Pequeños monstruos
Una educación de normal firmeza debería bastar para evitar la forja de un niño tirano
Juan Bas
Lunes, 11 de agosto 2025, 00:01
Consideraba el humorista W. C. Fields que alguien que detesta a los animales y a los niños no puede ser mala persona del todo. Centrémonos ... en los niños, en la sección de los abominables y monstruosos. En la novela de Martin Amis 'Campos de Londres' hay un niño memorable, sobre todo para sus padres, que no se lo pueden sacar de la cabeza ni un segundo. Se trata del peligroso Marmaduke (gran nombre), al que Amis describe como un niño de 18 meses extrañamente fornido. El angelito grita a pleno pulmón con la constancia de las calamidades, duerme unos cinco minutos al día, tiene fijación con los cuchillos y muerde como un tiburón.
Marmaduke representa la monstruosidad infantil salvaje muy pasada de rosca; más frecuente es la del niño tirano. Dedicado a la celebración de la gula que es un buen bufet de desayuno en hotel, observaba los manejos de un espantoso niño de unos cinco años que estaba con tres mujeres en una mesa vecina. El monstruito tenía una inquietante mirada fija de serpiente, sin pestañeos. Se dio cuenta de que lo miraba y me hizo un firme duelo de ojos hasta que, atemorizado, me di por vencido.

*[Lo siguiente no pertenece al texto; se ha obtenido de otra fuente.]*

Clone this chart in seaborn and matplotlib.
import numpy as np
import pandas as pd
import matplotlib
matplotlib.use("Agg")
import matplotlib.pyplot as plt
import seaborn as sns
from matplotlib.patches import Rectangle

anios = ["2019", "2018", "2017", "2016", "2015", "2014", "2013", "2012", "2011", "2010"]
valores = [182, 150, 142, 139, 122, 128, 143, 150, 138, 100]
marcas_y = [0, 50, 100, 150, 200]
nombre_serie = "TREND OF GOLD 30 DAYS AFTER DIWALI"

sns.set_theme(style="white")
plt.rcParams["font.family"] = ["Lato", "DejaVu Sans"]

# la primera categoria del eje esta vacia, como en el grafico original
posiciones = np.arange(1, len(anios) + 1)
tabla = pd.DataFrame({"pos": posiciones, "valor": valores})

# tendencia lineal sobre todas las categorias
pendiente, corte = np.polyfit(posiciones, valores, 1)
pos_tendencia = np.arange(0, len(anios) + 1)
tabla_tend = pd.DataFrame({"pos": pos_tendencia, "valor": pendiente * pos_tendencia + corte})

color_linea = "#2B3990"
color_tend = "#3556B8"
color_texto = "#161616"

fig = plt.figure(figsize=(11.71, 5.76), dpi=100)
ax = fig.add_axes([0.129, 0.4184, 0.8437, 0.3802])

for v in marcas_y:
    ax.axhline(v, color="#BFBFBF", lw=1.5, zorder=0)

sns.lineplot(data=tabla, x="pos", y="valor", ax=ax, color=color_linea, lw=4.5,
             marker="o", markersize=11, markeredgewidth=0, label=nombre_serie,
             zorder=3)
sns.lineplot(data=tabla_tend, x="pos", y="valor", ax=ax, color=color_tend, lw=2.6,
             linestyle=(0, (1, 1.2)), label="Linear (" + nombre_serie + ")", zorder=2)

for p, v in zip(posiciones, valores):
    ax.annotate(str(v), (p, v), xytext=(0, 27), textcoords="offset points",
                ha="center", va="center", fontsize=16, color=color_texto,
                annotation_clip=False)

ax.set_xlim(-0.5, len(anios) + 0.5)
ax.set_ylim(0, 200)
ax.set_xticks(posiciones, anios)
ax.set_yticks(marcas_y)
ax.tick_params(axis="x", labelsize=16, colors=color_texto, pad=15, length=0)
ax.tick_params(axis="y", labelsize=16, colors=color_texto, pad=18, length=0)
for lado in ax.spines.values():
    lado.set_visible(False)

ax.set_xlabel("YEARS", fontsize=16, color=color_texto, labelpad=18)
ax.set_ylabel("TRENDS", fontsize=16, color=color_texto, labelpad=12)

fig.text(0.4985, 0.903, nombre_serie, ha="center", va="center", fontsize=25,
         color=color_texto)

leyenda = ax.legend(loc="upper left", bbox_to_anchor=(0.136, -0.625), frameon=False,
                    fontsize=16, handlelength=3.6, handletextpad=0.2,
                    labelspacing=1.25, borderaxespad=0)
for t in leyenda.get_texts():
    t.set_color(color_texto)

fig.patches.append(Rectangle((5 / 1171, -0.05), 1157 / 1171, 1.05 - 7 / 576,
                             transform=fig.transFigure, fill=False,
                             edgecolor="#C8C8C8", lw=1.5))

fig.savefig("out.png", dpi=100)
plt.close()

No callaba un segundo, hablaba alto, de manera tajante y exigía una perpetua atención, que su madre y su abuela le otorgaban con una presteza penosa. Pero la tercera mujer, a la que el pequeño tirano llamó tía Tere, era su reto. Se dirigía a ella y le ordenaba que fuera a traerle más cosas del bufet, pero tía Tere pasaba como de la peste. Esa actitud de negación de servidumbre, aunque la madre y la abuela criadas volaban a por sus caprichos, contrariaba al churumbel. Era probable que la irreductible tía Tere le malograba su juego de dominación, que solo es de pleno triunfo cuando el monstruo tiene éxito con todas las presas disponibles.
Una educación en términos de normal firmeza, sin necesidad de látigo, debería ser suficiente para evitar la forja de un niño tirano. El tono despótico con que se dirigía a su madre revelaba que el odioso crío estaba muy mal educado. Más difíciles son las cosas cuando un niño es malo, malo de verdad. Recuerdo a un viejo amigo que me dijo hace mucho que había llegado con duro pesar a la conclusión de que su hijo adolescente era una mala persona, que no eran veleidades de la difícil edad, y que temía que hiciera algo grave.
Confesaba que comenzó a darse cuenta de una incipiente negrura cuando su hijo era pequeño y, al negarse a comer, le decía a su madre con expectante frialdad: «Llora, llora para que coma». Alguna vez me he preguntado qué habrá sido del hijo de mi amigo; si habrá hecho carrera en el crimen o en la política o en ambos.